FORMER Bolton Wanderers star Fabrice Muamba has handed a 100,000-signature petition to Downing Street campaigning for emergency lifesaving skills to be taught in schools.

The ex-Whites midfielder backed the British Heart Foundation campaign after his life was saved using emergency equipment.

Mr Muamba suffered a cardiac arrest on the pitch in March when Bolton were playing Tottenham Hotspur at White Hart Lane.

Yesterday he went to Downing Street to deliver the petition.

The British Heart Foundation wants children all over the country to learn life-saving cardiopulmonary resuscitation skills so they can increase the chance of people surviving heart attacks.

The decision to teach CPR currently rests with individual schools, but the BHF wants to see it put on the national curriculum.

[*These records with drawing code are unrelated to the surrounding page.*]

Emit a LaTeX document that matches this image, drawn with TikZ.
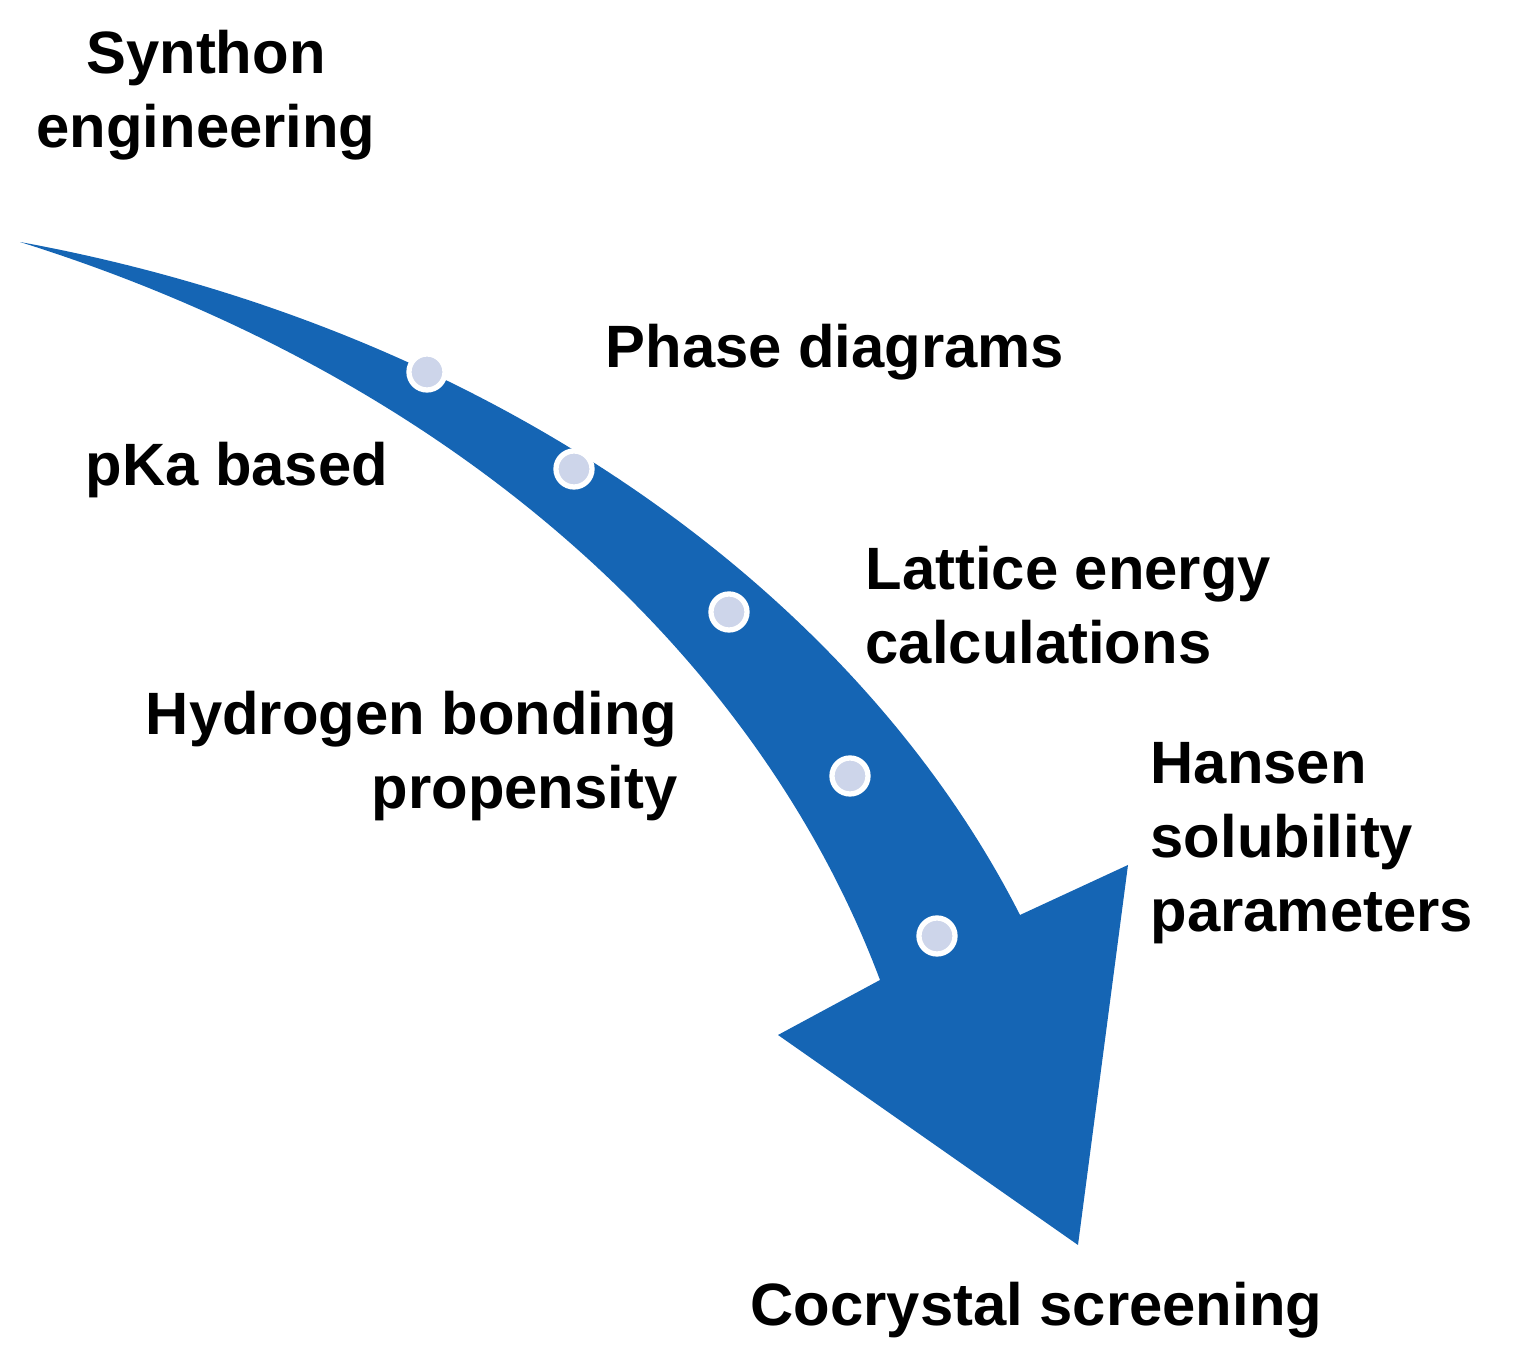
\documentclass[tikz,border=0pt]{standalone}
\usepackage{fontspec}
\setmainfont{Liberation Sans}
\definecolor{arrowblue}{HTML}{1565B4}
\definecolor{dotfill}{HTML}{CDD5EA}
\begin{document}
\begin{tikzpicture}[x=0.01cm,y=-0.01cm,
  lbl/.style={font=\bfseries\fontsize{17}{21}\selectfont,inner sep=0pt,align=left},
  dot/.style={circle,fill=dotfill,draw=white,line width=1.5pt,minimum size=0.36cm,inner sep=0pt}]
\useasboundingbox (0,0) rectangle (1532,1368);
\fill[arrowblue] (20,242) .. controls (500,330) and (860,600) .. (1020,915)
  -- (1128,865) -- (1078,1245) -- (778,1035) -- (880,980)
  .. controls (760,660) and (460,380) .. (20,242) -- cycle;
\node[dot] (d1) at (427,372) {};
\node[dot] (d2) at (574,469) {};
\node[dot] (d3) at (729,612) {};
\node[dot] (d4) at (850,776) {};
\node[dot] (d5) at (937,936) {};
\node[lbl,align=center] (syn) at (206,95) {Synthon\\engineering};
\node[lbl,anchor=west] (phase) at (605,352) {Phase diagrams};
\node[lbl,anchor=west] (pka) at (85,470) {pKa based};
\node[lbl,anchor=west] (latt) at (865,605) {Lattice energy\\calculations};
\node[lbl,anchor=east,align=right] (hyd) at (678,756) {Hydrogen bonding\\propensity};
\node[lbl,anchor=west] (han) at (1150,843) {Hansen\\solubility\\parameters};
\node[lbl,anchor=west] (coc) at (750,1310) {Cocrystal screening};
\end{tikzpicture}
\end{document}
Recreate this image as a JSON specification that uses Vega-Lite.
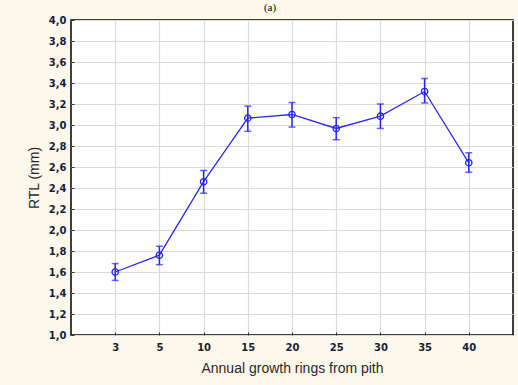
{
  "$schema": "https://vega.github.io/schema/vega-lite/v6.json",
  "width": 442,
  "height": 315,
  "autosize": {"type": "none"},
  "padding": {"left": 71, "top": 20, "right": 5, "bottom": 50},
  "background": "#fdf8ec",
  "title": {"text": "(a)", "fontSize": 11, "fontWeight": "normal", "font": "Liberation Serif", "color": "#000000", "baseline": "bottom", "offset": 0, "dy": 9, "dx": -22},
  "config": {
    "view": {"stroke": "#000000", "strokeWidth": 1.5, "fill": "#ffffff"},
    "axis": {"labelFont": "DejaVu Sans", "labelFontWeight": "bold", "titleFont": "Liberation Sans", "labelColor": "#1c1c3a", "titleColor": "#2a2a2a", "gridColor": "#dadada", "gridWidth": 1.2, "domain": false, "tickColor": "#333333", "labelOverlap": false}
  },
  "data": {
    "values": [
      {"ring": "3", "rtl": 1.60, "lo": 1.52, "hi": 1.68},
      {"ring": "5", "rtl": 1.76, "lo": 1.67, "hi": 1.845},
      {"ring": "10", "rtl": 2.46, "lo": 2.35, "hi": 2.567},
      {"ring": "15", "rtl": 3.065, "lo": 2.94, "hi": 3.18},
      {"ring": "20", "rtl": 3.10, "lo": 2.98, "hi": 3.214},
      {"ring": "25", "rtl": 2.967, "lo": 2.86, "hi": 3.07},
      {"ring": "30", "rtl": 3.084, "lo": 2.967, "hi": 3.2},
      {"ring": "35", "rtl": 3.319, "lo": 3.21, "hi": 3.443},
      {"ring": "40", "rtl": 2.64, "lo": 2.55, "hi": 2.735}
    ]
  },
  "encoding": {
    "x": {
      "field": "ring", "type": "ordinal", "sort": null,
      "scale": {"type": "point", "padding": 1},
      "axis": {"title": "Annual growth rings from pith", "labelAngle": 0, "labelFontSize": 10, "titleFontSize": 14, "titleFontWeight": "normal", "tickSize": -3, "labelPadding": 10, "titlePadding": 9, "grid": true}
    }
  },
  "layer": [
    {
      "mark": {"type": "line", "color": "#2a2aff", "strokeWidth": 1.3, "point": {"filled": false, "shape": "circle", "size": 40, "stroke": "#2424ff", "strokeWidth": 1.3, "fill": "#ffffff", "fillOpacity": 0}},
      "encoding": {
        "y": {
          "field": "rtl", "type": "quantitative",
          "scale": {"domain": [1.0, 4.0], "nice": false, "zero": false},
          "axis": {"title": "RTL (mm)", "values": [1.0,1.2,1.4,1.6,1.8,2.0,2.2,2.4,2.6,2.8,3.0,3.2,3.4,3.6,3.8,4.0], "labelExpr": "replace(format(datum.value, '.1f'), '.', ',')", "labelFontSize": 10, "titleFontSize": 14, "titleFontWeight": "normal", "tickSize": -3, "labelPadding": 8, "titlePadding": 7, "grid": true}
        }
      }
    },
    {
      "mark": {"type": "rule", "color": "#2424ff", "strokeWidth": 1.5},
      "encoding": {
        "y": {"field": "lo", "type": "quantitative", "scale": {"domain": [1.0, 4.0], "nice": false, "zero": false},
          "axis": {"title": "RTL (mm)", "values": [1.0,1.2,1.4,1.6,1.8,2.0,2.2,2.4,2.6,2.8,3.0,3.2,3.4,3.6,3.8,4.0], "labelExpr": "replace(format(datum.value, '.1f'), '.', ',')", "labelFontSize": 10, "titleFontSize": 14, "titleFontWeight": "normal", "tickSize": -3, "labelPadding": 8, "titlePadding": 7, "grid": true}},
        "y2": {"field": "hi"}
      }
    },
    {
      "mark": {"type": "tick", "color": "#2424ff", "orient": "horizontal", "size": 7, "thickness": 1.5},
      "encoding": {"y": {"field": "lo", "type": "quantitative", "scale": {"domain": [1.0, 4.0], "nice": false, "zero": false},
          "axis": {"title": "RTL (mm)", "values": [1.0,1.2,1.4,1.6,1.8,2.0,2.2,2.4,2.6,2.8,3.0,3.2,3.4,3.6,3.8,4.0], "labelExpr": "replace(format(datum.value, '.1f'), '.', ',')", "labelFontSize": 10, "titleFontSize": 14, "titleFontWeight": "normal", "tickSize": -3, "labelPadding": 8, "titlePadding": 7, "grid": true}}}
    },
    {
      "mark": {"type": "tick", "color": "#2424ff", "orient": "horizontal", "size": 7, "thickness": 1.5},
      "encoding": {"y": {"field": "hi", "type": "quantitative", "scale": {"domain": [1.0, 4.0], "nice": false, "zero": false},
          "axis": {"title": "RTL (mm)", "values": [1.0,1.2,1.4,1.6,1.8,2.0,2.2,2.4,2.6,2.8,3.0,3.2,3.4,3.6,3.8,4.0], "labelExpr": "replace(format(datum.value, '.1f'), '.', ',')", "labelFontSize": 10, "titleFontSize": 14, "titleFontWeight": "normal", "tickSize": -3, "labelPadding": 8, "titlePadding": 7, "grid": true}}}
    }
  ]
}
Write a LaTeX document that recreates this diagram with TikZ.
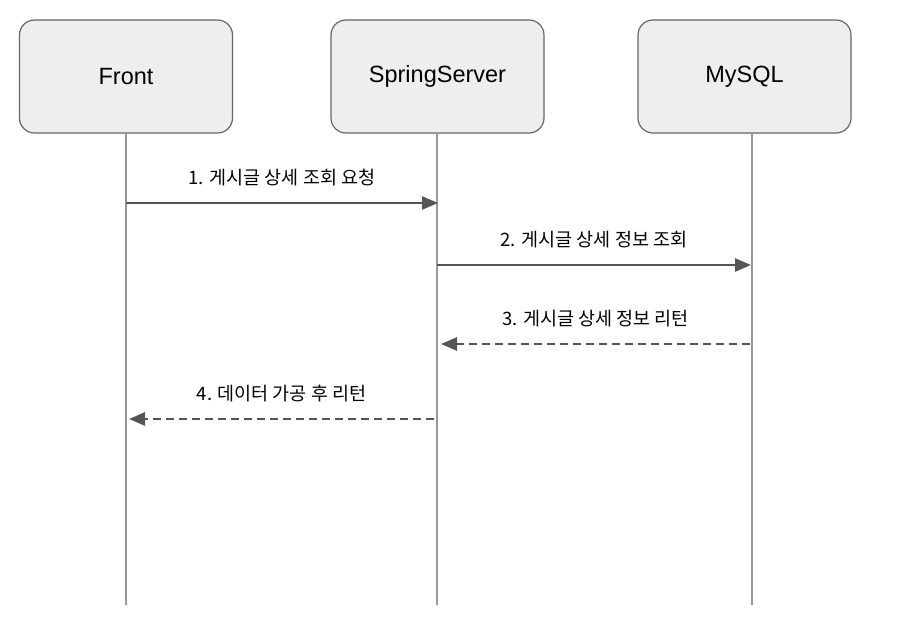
\documentclass[tikz,border=0pt]{standalone}
\usepackage{fontspec}
\setmainfont{Liberation Sans}
\newfontfamily\krfont{Noto Sans CJK KR}
\usetikzlibrary{arrows.meta}
\definecolor{boxfill}{HTML}{EEEEEE}
\definecolor{boxline}{HTML}{666666}
\definecolor{lifeline}{HTML}{999999}
\definecolor{msgline}{HTML}{555555}
\tikzset{
  actor/.style={draw=boxline, line width=1.2pt, fill=boxfill, rounded corners=15pt,
    minimum width=213pt, minimum height=113pt, font=\fontsize{23.5}{28}\selectfont},
  life/.style={draw=lifeline, line width=1.3pt},
  msg/.style={draw=msgline, line width=2.7pt, -{Triangle[length=16pt,width=13pt]}},
  reply/.style={msg, dash pattern=on 8pt off 5pt},
  msglabel/.style={font=\krfont\fontsize{18.5}{22}\selectfont, inner sep=0pt}
}
\begin{document}
\begin{tikzpicture}[x=1pt,y=-1pt]
  \useasboundingbox (0,0) rectangle (914,631);
  \node [actor] (front) at (126, 76.5) {Front};
  \node [actor] (spring) at (437.5, 76.5) {SpringServer};
  \node [actor] (mysql) at (744.5, 76.5) {MySQL};
  \coordinate (frontend) at (126, 605);
  \coordinate (springend) at (437, 605);
  \coordinate (mysqlend) at (752, 605);
  \draw [life] (front.south) -- (frontend);
  \draw [life] (spring.south -| springend) -- (springend);
  \draw [life] (mysql.south -| mysqlend) -- (mysqlend);
  % messages
  \coordinate (m1a) at (126, 203);
  \coordinate (m1b) at (438, 203);
  \coordinate (m2a) at (437, 265);
  \coordinate (m2b) at (751, 265);
  \coordinate (m3a) at (750, 344);
  \coordinate (m3b) at (441, 344);
  \coordinate (m4a) at (434, 419);
  \coordinate (m4b) at (129, 419);
  \draw [msg] (m1a) -- (m1b) node [msglabel, midway, above=16pt] {1. 게시글 상세 조회 요청};
  \draw [msg] (m2a) -- (m2b) node [msglabel, midway, above=16pt] {2. 게시글 상세 정보 조회};
  \draw [reply] (m3a) -- (m3b) node [msglabel, midway, above=16pt] {3. 게시글 상세 정보 리턴};
  \draw [reply] (m4a) -- (m4b) node [msglabel, midway, above=16pt] {4. 데이터 가공 후 리턴};
\end{tikzpicture}
\end{document}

Mr Muamba said: “Every year thousands of men, women and children witness someone having a cardiac arrest. They see someone — a friend, family member, or a complete stranger — collapse with little chance of survival without prompt CPR and a defibrillator.

“Sadly, not enough of those bystanders step in and help because they don't know life-saving skills, including vital CPR.

“But decision-makers across the UK have the power to fill our streets and homes with more life-savers and improve our terrible cardiac arrest survival rates by making sure all young people learn life-saving skills at school.

“It would create hundreds of thousands of new life-savers every single year.

“It only takes two hours to learn these skills, repeated each school year, but in return the next generation will be given a lifetime of confidence to help in a medical emergency.”